* **Written instruction**
Restate each line word for word. Leave out every picture.

* **Provided data**

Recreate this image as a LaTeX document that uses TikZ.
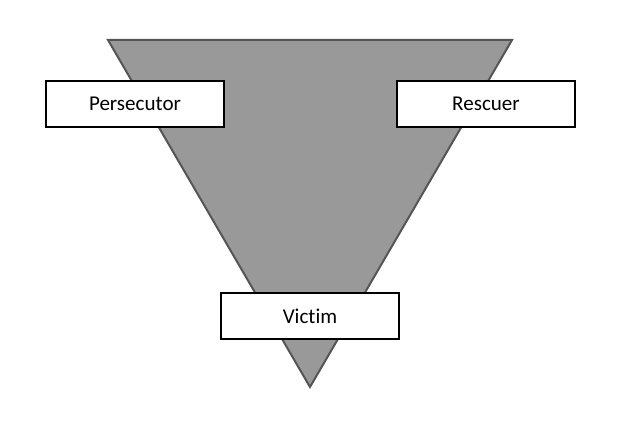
\documentclass[tikz,border=0pt]{standalone}
\usepackage{fontspec}
\setmainfont[Ligatures={NoCommon}]{Carlito}
\usepackage{tikz}
\usetikzlibrary{positioning, calc}
\definecolor{wedge}{RGB}{153, 153, 153}
\definecolor{wedgeline}{RGB}{85, 85, 85}
\tikzstyle{role} = [rectangle, minimum width=133.5pt, minimum height=34.5pt, text centered, draw=black, line width=1.5pt, fill=white, font=\fontsize{15.8}{18}\selectfont]

\begin{document}
\begin{tikzpicture}[x=0.75pt, y=-0.75pt]
    % Canvas
    \useasboundingbox (0, 0) rectangle (624, 428);

    % Triangle
    \coordinate (tl) at (108, 40);
    \coordinate (tr) at (512, 40);
    \coordinate (tip) at (310, 387);
    \draw[wedgeline, fill=wedge, line width=1.5pt, line join=miter] (tl) -- (tr) -- (tip) -- cycle;

    % Roles
    \node[role] (pers) at (135, 104) {Persecutor};
    \node[role] (resc) at (486, 104) {Rescuer};
    \node[role] (vict) at (310, 316) {Victim};
\end{tikzpicture}
\end{document}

* **Task response**
Recreate this image as a LaTeX document that uses TikZ.
\documentclass[tikz,border=0pt]{standalone}
\usepackage{fontspec}
\setmainfont[Ligatures={NoCommon}]{Carlito}
\usepackage{tikz}
\usetikzlibrary{positioning, calc}
\definecolor{wedge}{RGB}{153, 153, 153}
\definecolor{wedgeline}{RGB}{85, 85, 85}
\tikzstyle{role} = [rectangle, minimum width=133.5pt, minimum height=34.5pt, text centered, draw=black, line width=1.5pt, fill=white, font=\fontsize{15.8}{18}\selectfont]

\begin{document}
\begin{tikzpicture}[x=0.75pt, y=-0.75pt]
    % Canvas
    \useasboundingbox (0, 0) rectangle (624, 428);

    % Triangle
    \coordinate (tl) at (108, 40);
    \coordinate (tr) at (512, 40);
    \coordinate (tip) at (310, 387);
    \draw[wedgeline, fill=wedge, line width=1.5pt, line join=miter] (tl) -- (tr) -- (tip) -- cycle;

    % Roles
    \node[role] (pers) at (135, 104) {Persecutor};
    \node[role] (resc) at (486, 104) {Rescuer};
    \node[role] (vict) at (310, 316) {Victim};
\end{tikzpicture}
\end{document}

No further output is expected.